Donatella Rovera, qui a dirigé la propre enquête d’Amnesty International (AI) sur ce conflit, a déclaré : « La responsabilité est désormais entre les mains de la communauté internationale, notamment le Conseil de Sécurité des Nations-Unies, en tant que corps le plus puissant de l’ONU, pour entreprendre une action décisive afin de faire endosser la responsabilité aux auteurs et d’apporter la justice aux victimes. »

Elle est d’accord avec la recommandation que le Conseil de Sécurité renvoie les conclusions devant le procureur de la CCI, si Israël et le Hamas n’entreprennent pas des enquêtes crédibles dans une période limitée établie.

Les conclusions du rapport de l’ONU sont cohérentes avec celles du propre champ d’investigation d’Amnesty International sur les 22 jours de conflits.

La plupart des Palestiniens tués par les forces israéliennes étaient des civils désarmés, dont quelques 300 enfants, a dit AI dans une déclaration qui a été diffusée mardi.

Les tirs de roquettes palestiniens ont tué trois civils et six soldats israéliens (quatre autres soldats ont été tués par leur propre camp dans des incidents de tirs israéliens).

« Les forces israéliennes ont également perpétré une destruction délibérée et généralisée de Gaza, laissant des quartiers entiers en ruines, et elles ont utilisé des Palestiniens comme boucliers humains », a déclaré l’organisation qui est basée à Londres.

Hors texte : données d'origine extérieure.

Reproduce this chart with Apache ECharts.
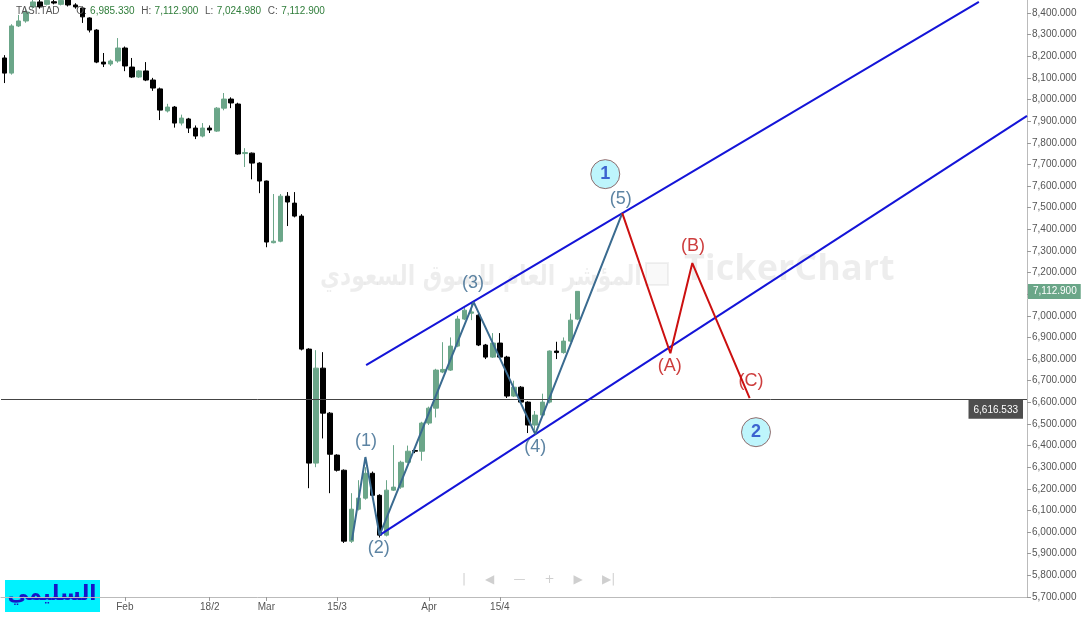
<!DOCTYPE html>
<html><head><meta charset="utf-8">
<script src="https://cdn.jsdelivr.net/npm/echarts@6/dist/echarts.min.js"></script>
<style>html,body{margin:0;padding:0;background:#fff}#c{width:1084px;height:617px}</style>
</head><body><div id="c"></div><script>
// ---- trading days (Sun–Thu) ----
const janDays = [8,9,12,13,14,15,16,19,20,21,22,23,26,27,28,29,30];
const febDays = [2,3,4,5,6,9,10,11,12,13,16,17,18,19,20,23,24,25,26,27];
const marDays = [1,2,3,4,5,8,9,10,11,12,15,16,17,18,19,22,23,24,25,26,29,30,31];
const aprDays = [1,2,5,6,7,8,9,12,13,14,15,16,19,20,21,22,23,26,27,28,29,30];
const futureSlots = 63;
const axisLabels = {'2020-02-02':'Feb','2020-02-18':'18/2','2020-03-01':'Mar','2020-03-15':'15/3','2020-04-01':'Apr','2020-04-15':'15/4'};

// ---- OHLC ----
const opens  = [8192,8122,8340,8363,8428,8451,8440,8452,8440,8462,8437,8423,8377,8321,8173,8164,8178,8238,8150,8104,8132,8090,8049,7947,7965,7891,7910,7868,7831,7868,7854,7960,8002,7979,7750,7752,7706,7623,7338,7345,7553,7521,7461,6846,6319,6758,6550,6356,6286,5958,6106,6157,6272,6170,5986,6194,6208,6323,6377,6374,6504,6573,6740,6749,6860,6985,7012,7003,6865,6809,6874,6809,6629,6670,6601,6495,6541,6601,6837,6830,6883,6985];
const highs  = [8205,8348,8391,8420,8470,8462,8470,8462,8468,8470,8445,8430,8380,8325,8215,8185,8284,8245,8192,8136,8173,8100,8055,7980,7970,7930,7915,7880,7891,7880,7965,8030,8010,7985,7775,7755,7710,7625,7563,7563,7572,7572,7470,6850,6841,6832,6555,6360,6290,6180,6240,6300,6280,6175,6240,6402,6330,6400,6385,6510,6580,6755,6878,6900,7000,7040,7060,7010,6870,6920,6920,6815,6700,6675,6605,6560,6640,6840,6880,6900,7010,7113];
const lows   = [8076,8115,8335,8355,8420,8420,8435,8440,8435,8430,8420,8354,8310,8168,8150,8155,8170,8131,8100,8100,8085,8040,7905,7940,7870,7880,7845,7817,7825,7845,7850,7950,7960,7745,7688,7631,7567,7317,7335,7340,7415,7455,6840,6203,6300,6433,6180,6280,5950,5950,6100,6150,6165,5975,5980,6190,6200,6318,6365,6330,6495,6530,6735,6745,6855,6980,6980,6860,6800,6805,6805,6620,6625,6595,6458,6470,6535,6595,6800,6825,6878,6980];
const closes = [8122,8340,8363,8405,8451,8428,8458,8446,8458,8437,8428,8382,8321,8173,8164,8178,8238,8155,8104,8132,8090,8053,7951,7965,7891,7914,7868,7831,7868,7859,7960,8002,7984,7748,7755,7706,7623,7341,7345,7553,7526,7461,6846,6319,6758,6550,6360,6286,5958,6106,6157,6272,6170,5986,6194,6208,6323,6374,6374,6504,6573,6749,6752,6860,6985,7026,7018,6865,6809,6874,6809,6629,6670,6601,6495,6541,6601,6837,6830,6883,6980,7113];

// ---- annotations (index on slot axis, price) ----
const upperChannel = [[51.1,6772],[137.7,8451]];
const lowerChannel = [[53.0,5986],[144.5,7924]];
const impulseWave  = [[49.1,5963],[51.0,6347],[53.0,5986],[66.3,7063],[75.0,6453],[87.3,7475]];
const correctionWave = [[87.3,7475],[94.1,6827],[97.2,7244],[105.3,6619]];
const impulseLabels = [[51.1,6420,'(1)'],[52.9,5926,'(2)'],[66.2,7151,'(3)'],[75.0,6393,'(4)'],[87.1,7540,'(5)']];
const correctionLabels = [[94.0,6767,'(A)'],[97.3,7322,'(B)'],[105.5,6698,'(C)']];
const degreeLabels = [[84.9,7655,'1'],[106.2,6462,'2']];
const lastLine = 6616.533;
const lastClose = 7112.9;

// ---- build categories ----
function pad(n){return (n<10?'0':'')+n;}
const categories = [];
janDays.forEach(d=>categories.push('2020-01-'+pad(d)));
febDays.forEach(d=>categories.push('2020-02-'+pad(d)));
marDays.forEach(d=>categories.push('2020-03-'+pad(d)));
aprDays.forEach(d=>categories.push('2020-04-'+pad(d)));
(function(){
  let dt = new Date(Date.UTC(2020,3,30));
  let n = 0;
  while(n<futureSlots){
    dt = new Date(dt.getTime()+86400000);
    const wd = dt.getUTCDay();
    if(wd===5||wd===6) continue;
    categories.push(dt.toISOString().slice(0,10));
    n++;
  }
})();
const N = categories.length;
const candleData = opens.map((o,i)=>[o,closes[i],lows[i],highs[i]]);

const chart = echarts.init(document.getElementById('c'));
const FONT = 'Liberation Sans, Arial, sans-serif';
const fmt = v => Number(v).toLocaleString('en-US',{minimumFractionDigits:3,maximumFractionDigits:3});

chart.setOption({
  animation:false,
  backgroundColor:'#fff',
  grid:{left:1,right:57,top:0,bottom:20},
  xAxis:[{
    type:'category', data:categories, boundaryGap:true,
    axisLine:{onZero:false,lineStyle:{color:'#bbb'}},
    axisTick:{show:true,alignWithLabel:true,length:4,lineStyle:{color:'#999'},
      interval:(i,v)=>axisLabels[v]!==undefined},
    axisLabel:{interval:(i,v)=>axisLabels[v]!==undefined, formatter:v=>axisLabels[v]||'',
      color:'#555',fontSize:10,fontFamily:FONT,margin:5},
    splitLine:{show:false}
  },{
    type:'value', min:-0.5, max:N-0.5, show:false
  }],
  yAxis:[{
    type:'value', position:'right', min:5700, max:8460, interval:100,
    axisLine:{show:true,onZero:false,lineStyle:{color:'#bbb'}},
    axisTick:{show:true,length:4,lineStyle:{color:'#999'}},
    axisLabel:{color:'#555',fontSize:10,fontFamily:FONT,margin:5,showMaxLabel:false,formatter:fmt},
    splitLine:{show:false}
  }],
  graphic:[
    {type:'text',left:320,top:264,z:-10,silent:true,scaleX:0.78,
      style:{text:'المؤشر العام للسوق السعودي',font:'bold 28px DejaVu Sans',fill:'rgba(0,0,0,0.07)'}},
    {type:'rect',left:645,top:262,z:-10,silent:true,shape:{width:22,height:22},
      style:{fill:'rgba(0,0,0,0.025)',stroke:'rgba(0,0,0,0.05)',lineWidth:2}},
    {type:'text',left:684,top:252,z:-10,silent:true,
      style:{text:'TickerChart',font:'bold 36px Open Sans',fill:'rgba(0,0,0,0.07)'}},
    {type:'text',left:16,top:5,z:50,
      style:{text:'{k|TASI.TAD}     {k|O:} {v|6,985.330}  {k|H:} {v|7,112.900}  {k|L:} {v|7,024.980}  {k|C:} {v|7,112.900}',
        rich:{k:{fill:'#555',fontSize:10,fontFamily:FONT},v:{fill:'#2f7d3a',fontSize:10,fontFamily:FONT}}}},
    {type:'group',left:5,top:580,z:50,children:[
      {type:'rect',shape:{x:0,y:0,width:95,height:32},style:{fill:'#00f2ff'}},
      {type:'text',style:{text:'السليمي',x:47,y:15,align:'center',verticalAlign:'middle',font:'bold 21px DejaVu Sans',fill:'#1616c8'}}
    ]},
    {type:'text',left:462,top:574,z:50,
      style:{text:'|     ◀     —     +     ▶     ▶|',font:'12px DejaVu Sans',fill:'#cfcfcf'}}
  ],
  series:[
    {type:'candlestick', xAxisIndex:0, yAxisIndex:0, data:candleData, barWidth:5,
      itemStyle:{color:'#6ba689',color0:'#000000',borderColor:'#6ba689',borderColor0:'#000000',borderWidth:1},
      markLine:{symbol:'none',silent:true,animation:false,
        data:[
          {yAxis:lastLine,lineStyle:{color:'#444',width:1,type:'solid'},
            label:{show:true,position:'insideEndBottom',formatter:()=>fmt(lastLine),color:'#fff',
              backgroundColor:'#4e4e4e',padding:[5,5,4,5],fontSize:10,fontFamily:FONT,distance:[4,1]}},
          {yAxis:lastClose,lineStyle:{color:'rgba(0,0,0,0)',width:0},
            label:{show:true,position:'end',formatter:()=>fmt(lastClose),color:'#fff',
              backgroundColor:'#6aa688',padding:[3,4,2,5],fontSize:10,fontFamily:FONT,distance:1}}
        ]}
    },
    {type:'line',xAxisIndex:1,yAxisIndex:0,data:upperChannel,symbol:'none',clip:true,
      lineStyle:{color:'#1414d8',width:2},z:5},
    {type:'line',xAxisIndex:1,yAxisIndex:0,data:lowerChannel,symbol:'none',clip:true,
      lineStyle:{color:'#1414d8',width:2},z:5},
    {type:'line',xAxisIndex:1,yAxisIndex:0,data:impulseWave,symbol:'none',
      lineStyle:{color:'#3a6b90',width:2},z:6},
    {type:'line',xAxisIndex:1,yAxisIndex:0,data:correctionWave,symbol:'none',
      lineStyle:{color:'#cc1010',width:2},z:6},
    {type:'scatter',xAxisIndex:1,yAxisIndex:0,data:impulseLabels,symbolSize:2,itemStyle:{color:'rgba(0,0,0,0)'},z:7,
      label:{show:true,position:'inside',formatter:p=>p.data[2],color:'#35658c',fontSize:18,fontFamily:FONT}},
    {type:'scatter',xAxisIndex:1,yAxisIndex:0,data:correctionLabels,symbolSize:2,itemStyle:{color:'rgba(0,0,0,0)'},z:7,
      label:{show:true,position:'inside',formatter:p=>p.data[2],color:'#c00d0d',fontSize:18,fontFamily:FONT}},
    {type:'scatter',xAxisIndex:1,yAxisIndex:0,data:degreeLabels,symbolSize:29,z:8,
      itemStyle:{color:'#aef2fb',borderColor:'#7d4b4b',borderWidth:1},
      label:{show:true,position:'inside',formatter:p=>p.data[2],color:'#1b3ec4',fontSize:18,fontWeight:'bold',fontFamily:FONT}}
  ]
});
</script></body></html>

Aux côtés de Goldstone, un ancien procureur des Tribunaux Criminels Internationaux de l’ancienne Yougoslavie et du Rwanda, l’équipe onusienne comprenait Christine Chinkin, professeur de droit international à la London School of Economics and Political Science, Hina Jilani, avocate à la Cour Suprême du Pakistan et membre de la Commission Internationale d’Enquête sur le Darfour, et le Colonel Desmond Travers, un ancien officier des forces de défense en Irlande et membre du comité de direction de l’Institut aux Enquêtes Criminelles Internationales.